Protecting Island Life Demands New Sustainability From Owners

Article by Jackie Edwards, June 2022

Climate change is affecting billions of people around the world already through extreme weather events and changing living conditions. However, it’s island dwellers who are bearing the brunt of the threat. The World Bank highlights how island nations from the South Pacific to the Caribbean are experiencing severe storms, economic fallout and, ultimately, sea level rise that will swallow the islands up within decades. While some seas and oceans are more protected than others, the risk of vanishing under the sea is an ever present risk until global warming is brought down. The owners and residents of islands can have a positive impact in this regard, but thinking outside of the box is necessary.

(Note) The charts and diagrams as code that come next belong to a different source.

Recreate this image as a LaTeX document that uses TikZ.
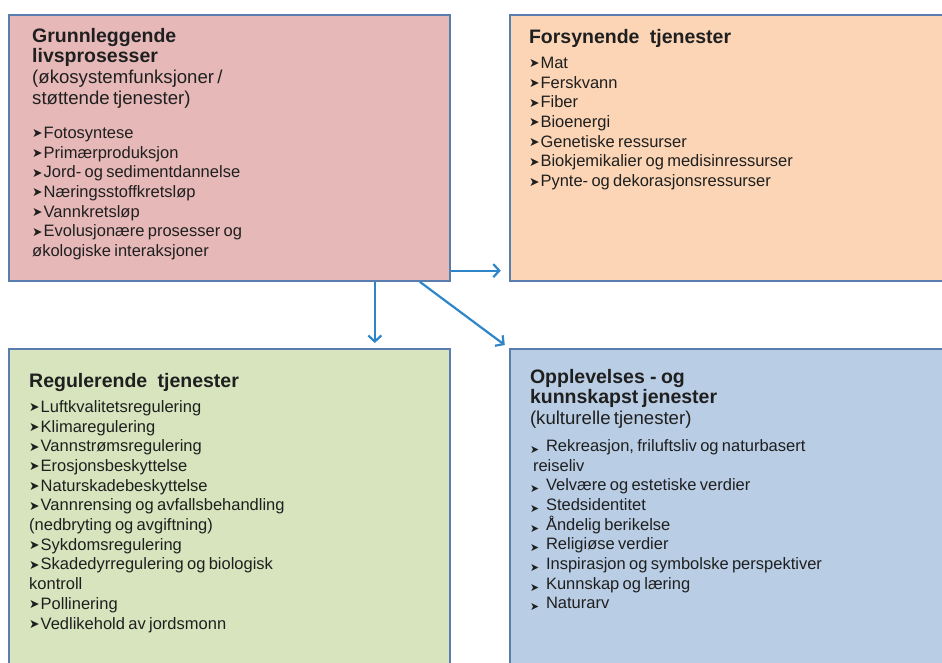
\documentclass[tikz,border=0pt]{standalone}
\usepackage{fontspec}
\usepackage{graphicx}
\setmainfont{Liberation Sans}
\newfontfamily\symfont{DejaVu Sans}
\usetikzlibrary{positioning,arrows.meta}

\definecolor{boxline}{HTML}{5A7DB0}
\definecolor{arrowblue}{HTML}{2E86C9}
\definecolor{grunnfill}{HTML}{E6B9B8}
\definecolor{forsynfill}{HTML}{FBD5B5}
\definecolor{regulfill}{HTML}{D7E4BD}
\definecolor{opplevfill}{HTML}{B9CDE5}

\newcommand{\pil}{\makebox[11.5pt][l]{\raisebox{0.5pt}{\resizebox{10.5pt}{8pt}{\symfont ➤}}}}
\newcommand{\lavpil}{\makebox[10pt][l]{\raisebox{-2pt}{\resizebox{9pt}{7pt}{\symfont ➤}}}}
\newcommand{\tittel}{\bfseries\fontsize{19.5}{20}\selectfont}
\newcommand{\under}{\mdseries\fontsize{18.6}{21}\selectfont}
\newcommand{\punkt}{\mdseries\fontsize{16.5}{19.7}\selectfont}

\tikzset{
  tjeneste/.style={draw=boxline, line width=1.8pt, rectangle, minimum width=441pt, minimum height=266pt, inner sep=0pt},
  liste/.style={align=left, text width=420pt, inner sep=0pt, text=black!88},
  pilstrek/.style={->, arrowblue, line width=2.2pt},
}

\begin{document}
\begin{tikzpicture}[x=1pt, y=-1pt, >={Straight Barb[length=6pt,width=13pt]}, node distance=20pt]
    \useasboundingbox (0,0) rectangle (942,662);
    \clip (0,0) rectangle (942,662);

    % Boxes
    \node (Grunn) [tjeneste, fill=grunnfill, anchor=north west] at (8,14) {};
    \node (Forsyn) [tjeneste, fill=forsynfill, right=58pt of Grunn] {};
    \node (Regul) [tjeneste, fill=regulfill, minimum height=340pt, anchor=north west] at (8,348) {};
    \node (Opplev) [tjeneste, fill=opplevfill, minimum height=340pt, right=58pt of Regul] {};

    % Texts
    \node (GrunnTekst) [liste, below right=14pt and 24pt of Grunn.north west, anchor=north west] {%
      \tittel Grunnleggende\par livsprosesser\par
      \under (økosystemfunksjoner /\par støttende tjenester)\par
      \vspace{14.3pt}\punkt
      \pil Fotosyntese\par
      \pil Primærproduksjon\par
      \pil Jord- og sedimentdannelse\par
      \pil Næringsstoffkretsløp\par
      \pil Vannkretsløp\par
      \pil Evolusjonære prosesser og\par
      økologiske interaksjoner\par};
    \node (ForsynTekst) [liste, below right=15pt and 20pt of Forsyn.north west, anchor=north west] {%
      \tittel Forsynende\hspace{7pt} tjenester\par
      \vspace{5.3pt}\punkt
      \pil Mat\par
      \pil Ferskvann\par
      \pil Fiber\par
      \pil Bioenergi\par
      \pil Genetiske ressurser\par
      \pil Biokjemikalier og medisinressurser\par
      \pil Pynte- og dekorasjonsressurser\par};
    \node (RegulTekst) [liste, below right=25pt and 21pt of Regul.north west, anchor=north west] {%
      \tittel Regulerende\hspace{7pt} tjenester\par
      \vspace{5.3pt}\punkt
      \pil Luftkvalitetsregulering\par
      \pil Klimaregulering\par
      \pil Vannstrømsregulering\par
      \pil Erosjonsbeskyttelse\par
      \pil Naturskadebeskyttelse\par
      \pil Vannrensing og avfallsbehandling\par
      (nedbryting og avgiftning)\par
      \pil Sykdomsregulering\par
      \pil Skadedyrregulering og biologisk\par
      kontroll\par
      \pil Pollinering\par
      \pil Vedlikehold av jordsmonn\par};
    \node (OpplevTekst) [liste, below right=21pt and 21pt of Opplev.north west, anchor=north west] {%
      \tittel Opplevelses\hspace{2pt} -\hspace{1pt} og\par kunnskapst\kern4pt jenester\par
      \under (kulturelle tjenester)\par
      \vspace{7.3pt}\punkt
      \lavpil\hspace{6pt}Rekreasjon, friluftsliv og naturbasert\par
      \hspace{3pt}reiseliv\par
      \lavpil\hspace{6pt}Velvære og estetiske verdier\par
      \lavpil\hspace{6pt}Stedsidentitet\par
      \lavpil\hspace{6pt}Åndelig berikelse\par
      \lavpil\hspace{6pt}Religiøse verdier\par
      \lavpil\hspace{6pt}Inspirasjon og symbolske perspektiver\par
      \lavpil\hspace{6pt}Kunnskap og læring\par
      \lavpil\hspace{6pt}Naturarv\par};

    % Arrows
    \draw[pilstrek, shorten >=8pt] (Grunn.-29) -- (Grunn.-29 -| Forsyn.west);
    \draw[pilstrek, shorten >=5pt] ([xshift=-76pt]Grunn.south east) -- ([xshift=-76pt]Grunn.south east |- Regul.north);
    \draw[pilstrek, shorten >=5pt] ([xshift=-31pt]Grunn.south east) -- (Opplev.north west);
\end{tikzpicture}
\end{document}
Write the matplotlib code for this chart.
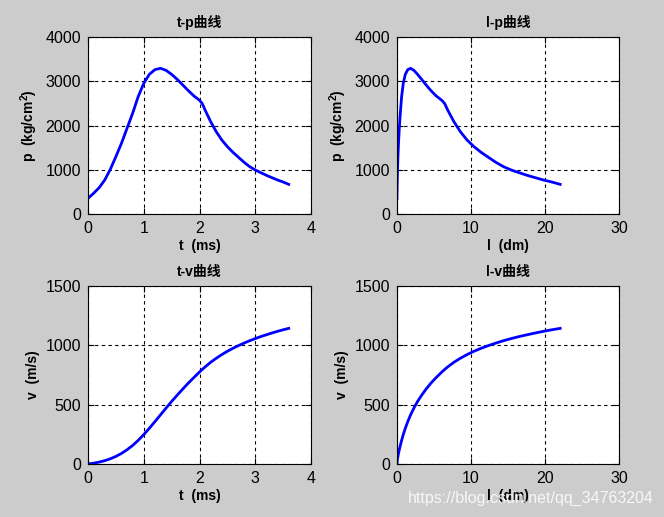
import numpy as np
import matplotlib
matplotlib.use('Agg')
import matplotlib.pyplot as plt

plt.rcParams['font.family'] = ['Liberation Sans', 'Noto Sans CJK SC']
plt.rcParams['mathtext.fontset'] = 'custom'
plt.rcParams['mathtext.rm'] = 'Liberation Sans'
plt.rcParams['mathtext.bf'] = 'Liberation Sans:bold'

# values (t in ms, p in kg/cm^2, v in m/s, l in dm)
t = [0, 0.1, 0.2, 0.3, 0.4, 0.5, 0.6, 0.7, 0.8, 0.9, 1.0, 1.1, 1.2, 1.3, 1.4, 1.5, 1.6, 1.7, 1.8, 1.9,
     2.0, 2.05, 2.1, 2.2, 2.3, 2.4, 2.5, 2.6, 2.7, 2.8, 2.9, 3.0, 3.1, 3.2, 3.3, 3.4, 3.5, 3.6]
p = [354, 467, 595, 768, 1009, 1296, 1597, 1936, 2275, 2652, 2953, 3156, 3262, 3292, 3247, 3156, 3043, 2915, 2787, 2667,
     2570, 2495, 2350, 2087, 1861, 1672, 1522, 1394, 1281, 1168, 1070, 994, 934, 874, 821, 768, 723, 670]
v = [0, 7, 16, 28, 44, 64, 89, 120, 156, 199, 248, 301, 357, 414, 471, 527, 580, 632, 682, 729,
     775, 797, 818, 857, 891, 922, 950, 975, 998, 1019, 1039, 1057, 1074, 1089, 1104, 1118, 1131, 1143]
l = [0, 0.004, 0.015, 0.037, 0.073, 0.127, 0.204, 0.308, 0.446, 0.624, 0.847, 1.122, 1.451, 1.836, 2.279,
     2.778, 3.331, 3.937, 4.594, 5.3, 6.052, 6.445, 6.848, 7.686, 8.56, 9.466, 10.402, 11.365, 12.351,
     13.36, 14.389, 15.437, 16.502, 17.584, 18.68, 19.791, 20.916, 22.05]

fig = plt.figure(figsize=(6.64, 5.17), dpi=100, facecolor='#cccccc')

W, H = 664, 517
def box(x0, y0, x1, y1):
    return [x0 / W, 1 - y1 / H, (x1 - x0) / W, (y1 - y0) / H]

panels = [
    (box(88, 37, 311, 214), t, p, 't-p曲线', 't  (ms)', r'p  (kg/cm$^{\mathbf{2}}$)', [0, 4], [0, 4000], [0, 1, 2, 3, 4], [0, 1000, 2000, 3000, 4000]),
    (box(397, 37, 619, 214), l, p, 'l-p曲线', 'l  (dm)', r'p  (kg/cm$^{\mathbf{2}}$)', [0, 30], [0, 4000], [0, 10, 20, 30], [0, 1000, 2000, 3000, 4000]),
    (box(88, 286, 311, 464), t, v, 't-v曲线', 't  (ms)', 'v  (m/s)', [0, 4], [0, 1500], [0, 1, 2, 3, 4], [0, 500, 1000, 1500]),
    (box(397, 286, 619, 464), l, v, 'l-v曲线', 'l  (dm)', 'v  (m/s)', [0, 30], [0, 1500], [0, 10, 20, 30], [0, 500, 1000, 1500]),
]

for rect, x, y, title, xl, yl, xlim, ylim, xt, yt in panels:
    ax = fig.add_axes(rect)
    ax.plot(x, y, color='#0000ff', lw=2)
    ax.set_xlim(xlim)
    ax.set_ylim(ylim)
    ax.set_xticks(xt)
    ax.set_yticks(yt)
    ax.grid(True, color='black', linestyle=(0, (3, 3)), linewidth=0.8)
    ax.tick_params(direction='in', top=True, right=True, labelsize=11.5, length=4, width=0.8, pad=5)
    for s in ax.spines.values():
        s.set_linewidth(0.8)
    ax.set_title(title, fontsize=10, fontweight='bold', pad=7)
    ax.set_xlabel(xl, fontsize=10, fontweight='bold', labelpad=2)
    ax.set_ylabel(yl, fontsize=10, fontweight='bold', labelpad=4)

fig.text(0.985, 0.036, 'https://blog.csdn.net/qq_34763204', color='white', alpha=0.85,
         fontsize=11.5, ha='right', va='center')

fig.savefig('out.png', dpi=100, facecolor=fig.get_facecolor())
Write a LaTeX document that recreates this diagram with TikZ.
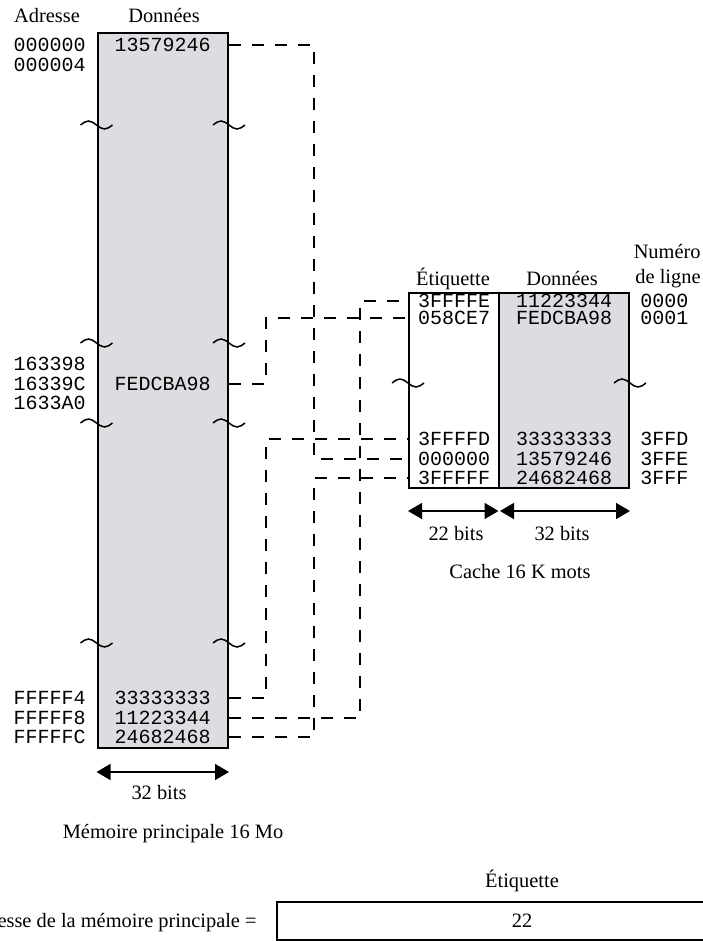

Embracing communal living - energy

Communal living is an essential part of a sustainable future. The modern advent of housing communities, which group property owners into small blocks, already fosters a sense of community and cooperation that takes families one step towards communal living - but more action is needed to take the final step. One of the most crucial steps is embracing district heating. Communal and district heating are already widely available, but not enough has been done to take prototyping into the mainstream. One study, published by the Journal of Energy Conversion and Management, highlights just how powerful district heating can be - bringing emissions to near-zero, and providing clean climate control. This is a great idea for an island community, too, bringing homes together.

Tackling food waste

The wasting of food has become a global issue. Up to a third of all food produced globally isn’t consumed and is instead sent to landfill. Not only is this a complete waste of time and valuable nutrition when many people go hungry, it’s making climate change worse. According to the WWF, up to 8% of all greenhouse gas emissions could be stopped if food waste was reduced. Island families will be all too aware of how important food conservation is - bad weather or local supply shortages can mean going hungry. Taking it to the next level would involve growing your own food - whether plants or livestock - and isn’t a bad idea. Why not build a sustainable island?

Making small adjustments

Behind the wide-ranging changes, like using district heating and growing your own food, come small incremental changes that are greater than the sum of their parts. Reducing single-use plastics, recycling everything you can, minimizing water use when showering or washing dishes, and using gas-powered vehicles as little as possible will all help to combat climate change. What’s more, these changes often make your local area more pleasant to live in - fewer emissions means cleaner air, and less trash means a cleaner surrounding area.